== ROWS ==

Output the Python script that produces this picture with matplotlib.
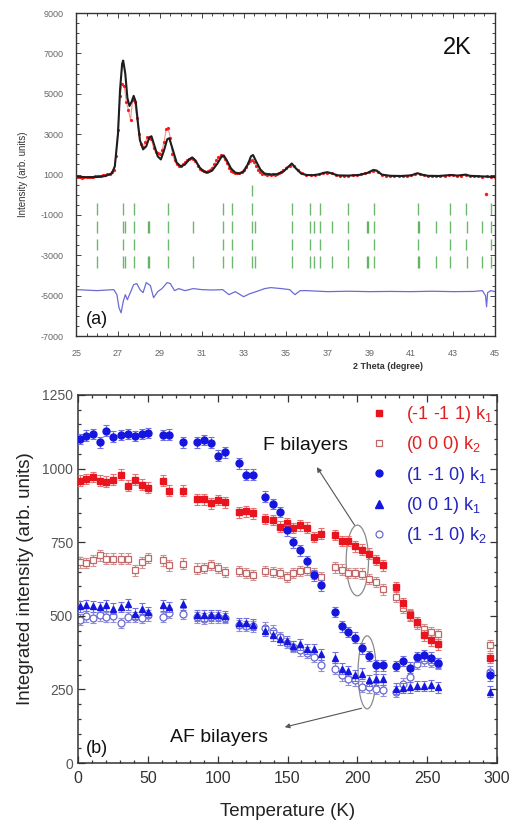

===
== ROWS ==

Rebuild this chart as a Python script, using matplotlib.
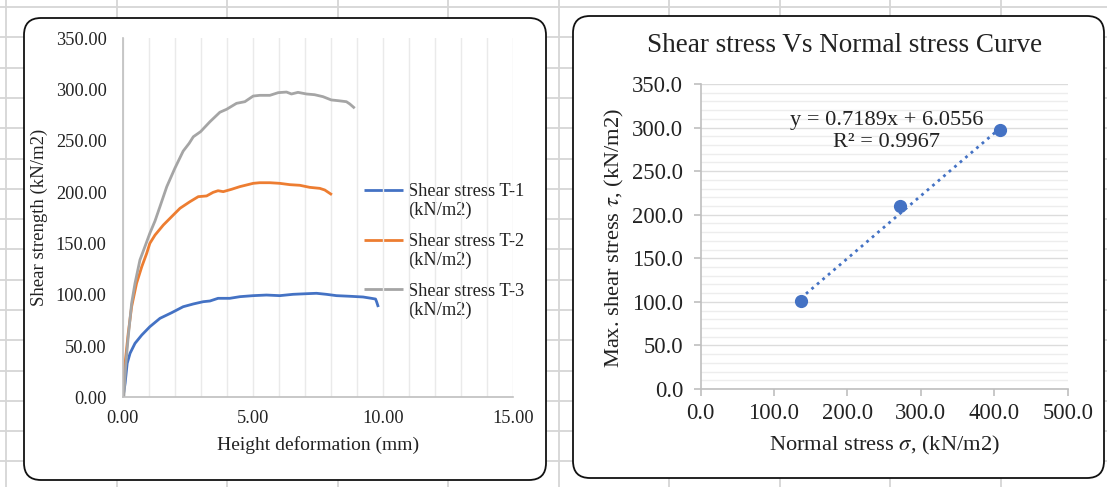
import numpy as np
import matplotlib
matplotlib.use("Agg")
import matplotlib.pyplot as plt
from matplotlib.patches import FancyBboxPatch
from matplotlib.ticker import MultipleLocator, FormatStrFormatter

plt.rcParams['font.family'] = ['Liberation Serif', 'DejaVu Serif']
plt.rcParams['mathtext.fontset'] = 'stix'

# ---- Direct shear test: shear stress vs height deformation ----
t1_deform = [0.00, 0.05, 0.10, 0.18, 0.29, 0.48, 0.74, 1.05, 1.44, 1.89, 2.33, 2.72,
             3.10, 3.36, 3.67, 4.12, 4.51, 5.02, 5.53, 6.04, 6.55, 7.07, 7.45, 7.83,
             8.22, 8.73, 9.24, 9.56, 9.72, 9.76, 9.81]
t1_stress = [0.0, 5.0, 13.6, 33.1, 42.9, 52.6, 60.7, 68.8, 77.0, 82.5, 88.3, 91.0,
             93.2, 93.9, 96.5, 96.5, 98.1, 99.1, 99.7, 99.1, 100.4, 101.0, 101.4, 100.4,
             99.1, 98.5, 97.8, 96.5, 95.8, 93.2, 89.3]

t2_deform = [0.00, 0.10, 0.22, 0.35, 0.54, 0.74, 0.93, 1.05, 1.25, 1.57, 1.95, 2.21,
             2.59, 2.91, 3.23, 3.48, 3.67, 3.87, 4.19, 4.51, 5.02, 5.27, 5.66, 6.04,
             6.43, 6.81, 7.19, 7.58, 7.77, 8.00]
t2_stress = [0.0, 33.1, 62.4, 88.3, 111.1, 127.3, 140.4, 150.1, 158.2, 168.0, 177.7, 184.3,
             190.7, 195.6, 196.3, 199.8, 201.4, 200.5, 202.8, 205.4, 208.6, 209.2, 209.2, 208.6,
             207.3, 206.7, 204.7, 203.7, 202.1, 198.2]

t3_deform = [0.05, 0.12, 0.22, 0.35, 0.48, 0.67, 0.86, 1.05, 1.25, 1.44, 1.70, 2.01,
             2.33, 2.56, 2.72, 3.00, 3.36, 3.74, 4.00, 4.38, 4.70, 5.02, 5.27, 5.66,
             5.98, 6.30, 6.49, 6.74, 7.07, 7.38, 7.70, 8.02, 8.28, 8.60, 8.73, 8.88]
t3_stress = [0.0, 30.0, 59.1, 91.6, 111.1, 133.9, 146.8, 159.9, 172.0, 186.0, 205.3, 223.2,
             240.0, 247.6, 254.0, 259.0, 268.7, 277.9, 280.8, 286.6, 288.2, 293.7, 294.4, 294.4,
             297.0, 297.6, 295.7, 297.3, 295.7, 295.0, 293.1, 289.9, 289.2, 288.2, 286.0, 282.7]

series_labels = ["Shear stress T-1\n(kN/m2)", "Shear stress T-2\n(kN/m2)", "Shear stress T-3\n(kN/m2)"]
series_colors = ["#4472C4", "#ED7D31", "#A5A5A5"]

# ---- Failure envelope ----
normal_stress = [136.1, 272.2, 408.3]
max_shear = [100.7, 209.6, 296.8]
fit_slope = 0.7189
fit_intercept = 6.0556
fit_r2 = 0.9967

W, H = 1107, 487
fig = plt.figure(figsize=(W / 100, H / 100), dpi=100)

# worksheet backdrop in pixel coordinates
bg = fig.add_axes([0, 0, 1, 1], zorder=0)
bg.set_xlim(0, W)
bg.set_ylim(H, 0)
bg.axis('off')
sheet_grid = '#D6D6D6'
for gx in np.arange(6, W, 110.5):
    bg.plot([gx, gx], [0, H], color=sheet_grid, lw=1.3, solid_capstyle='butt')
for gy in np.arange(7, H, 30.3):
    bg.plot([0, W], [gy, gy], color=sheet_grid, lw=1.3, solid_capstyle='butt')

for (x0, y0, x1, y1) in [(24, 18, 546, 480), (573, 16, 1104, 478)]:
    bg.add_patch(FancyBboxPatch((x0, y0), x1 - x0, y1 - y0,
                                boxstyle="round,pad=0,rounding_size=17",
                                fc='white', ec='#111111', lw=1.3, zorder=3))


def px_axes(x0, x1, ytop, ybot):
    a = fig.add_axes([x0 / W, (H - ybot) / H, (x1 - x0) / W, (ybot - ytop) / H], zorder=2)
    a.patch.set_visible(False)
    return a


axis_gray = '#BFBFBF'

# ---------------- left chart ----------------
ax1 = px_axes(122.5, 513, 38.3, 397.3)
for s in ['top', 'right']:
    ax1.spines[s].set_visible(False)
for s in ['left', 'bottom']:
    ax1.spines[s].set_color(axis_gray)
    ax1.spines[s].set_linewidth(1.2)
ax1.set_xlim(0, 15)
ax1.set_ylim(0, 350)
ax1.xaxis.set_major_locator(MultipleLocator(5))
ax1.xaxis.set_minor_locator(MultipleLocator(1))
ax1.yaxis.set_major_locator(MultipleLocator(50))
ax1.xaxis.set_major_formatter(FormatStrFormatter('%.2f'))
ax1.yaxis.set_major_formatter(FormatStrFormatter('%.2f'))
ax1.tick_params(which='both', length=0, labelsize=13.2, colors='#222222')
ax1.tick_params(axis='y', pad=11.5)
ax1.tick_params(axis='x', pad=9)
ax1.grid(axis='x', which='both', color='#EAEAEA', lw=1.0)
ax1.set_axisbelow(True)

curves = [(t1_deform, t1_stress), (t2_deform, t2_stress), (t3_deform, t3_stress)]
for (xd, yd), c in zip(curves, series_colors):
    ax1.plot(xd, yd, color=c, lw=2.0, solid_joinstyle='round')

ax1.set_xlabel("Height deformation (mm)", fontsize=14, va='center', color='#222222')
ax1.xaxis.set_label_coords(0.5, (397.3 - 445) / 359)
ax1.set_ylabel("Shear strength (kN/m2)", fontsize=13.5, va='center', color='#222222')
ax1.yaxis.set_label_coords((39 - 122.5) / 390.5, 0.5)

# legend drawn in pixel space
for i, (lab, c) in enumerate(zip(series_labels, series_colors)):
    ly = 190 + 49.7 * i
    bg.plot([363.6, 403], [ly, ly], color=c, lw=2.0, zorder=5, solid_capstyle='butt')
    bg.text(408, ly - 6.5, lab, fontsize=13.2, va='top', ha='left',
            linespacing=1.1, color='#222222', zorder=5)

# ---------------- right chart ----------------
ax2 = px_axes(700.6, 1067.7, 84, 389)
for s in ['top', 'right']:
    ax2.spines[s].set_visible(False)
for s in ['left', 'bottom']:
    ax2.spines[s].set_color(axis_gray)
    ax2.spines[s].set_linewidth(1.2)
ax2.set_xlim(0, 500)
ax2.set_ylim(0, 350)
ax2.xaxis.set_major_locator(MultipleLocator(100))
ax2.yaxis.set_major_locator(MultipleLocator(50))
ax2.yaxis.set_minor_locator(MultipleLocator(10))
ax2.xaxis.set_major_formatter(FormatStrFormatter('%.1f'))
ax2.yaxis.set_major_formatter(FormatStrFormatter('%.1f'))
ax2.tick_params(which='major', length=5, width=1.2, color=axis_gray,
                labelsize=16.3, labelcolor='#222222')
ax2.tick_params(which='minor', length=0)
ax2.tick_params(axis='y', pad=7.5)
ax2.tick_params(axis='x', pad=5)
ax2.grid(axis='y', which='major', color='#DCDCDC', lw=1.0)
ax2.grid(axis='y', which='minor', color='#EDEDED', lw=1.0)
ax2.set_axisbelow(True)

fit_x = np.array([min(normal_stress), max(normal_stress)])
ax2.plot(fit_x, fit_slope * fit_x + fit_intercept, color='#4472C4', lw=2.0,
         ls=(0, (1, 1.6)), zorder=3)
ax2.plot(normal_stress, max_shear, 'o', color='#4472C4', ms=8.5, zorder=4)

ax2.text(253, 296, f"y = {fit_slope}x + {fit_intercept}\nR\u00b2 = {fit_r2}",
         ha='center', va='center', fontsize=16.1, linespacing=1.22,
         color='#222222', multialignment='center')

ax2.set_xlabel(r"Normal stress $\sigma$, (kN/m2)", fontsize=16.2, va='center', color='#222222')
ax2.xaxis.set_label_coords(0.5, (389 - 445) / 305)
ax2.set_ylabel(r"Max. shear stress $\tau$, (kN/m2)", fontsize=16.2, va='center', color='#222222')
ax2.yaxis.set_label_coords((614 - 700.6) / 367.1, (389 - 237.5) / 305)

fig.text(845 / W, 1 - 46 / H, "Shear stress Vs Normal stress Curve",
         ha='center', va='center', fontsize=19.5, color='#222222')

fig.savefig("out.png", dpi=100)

===

PROBLEM:
Look above and copy only the lines from the one holding "Rebuild this chart" to the one holding "plt.rcParams['mathtext.fontset'] = 'stix'", both included, exactly, minus the pictures.

THE RESPONSE:
Rebuild this chart as a Python script, using matplotlib.
import numpy as np
import matplotlib
matplotlib.use("Agg")
import matplotlib.pyplot as plt
from matplotlib.patches import FancyBboxPatch
from matplotlib.ticker import MultipleLocator, FormatStrFormatter

plt.rcParams['font.family'] = ['Liberation Serif', 'DejaVu Serif']
plt.rcParams['mathtext.fontset'] = 'stix'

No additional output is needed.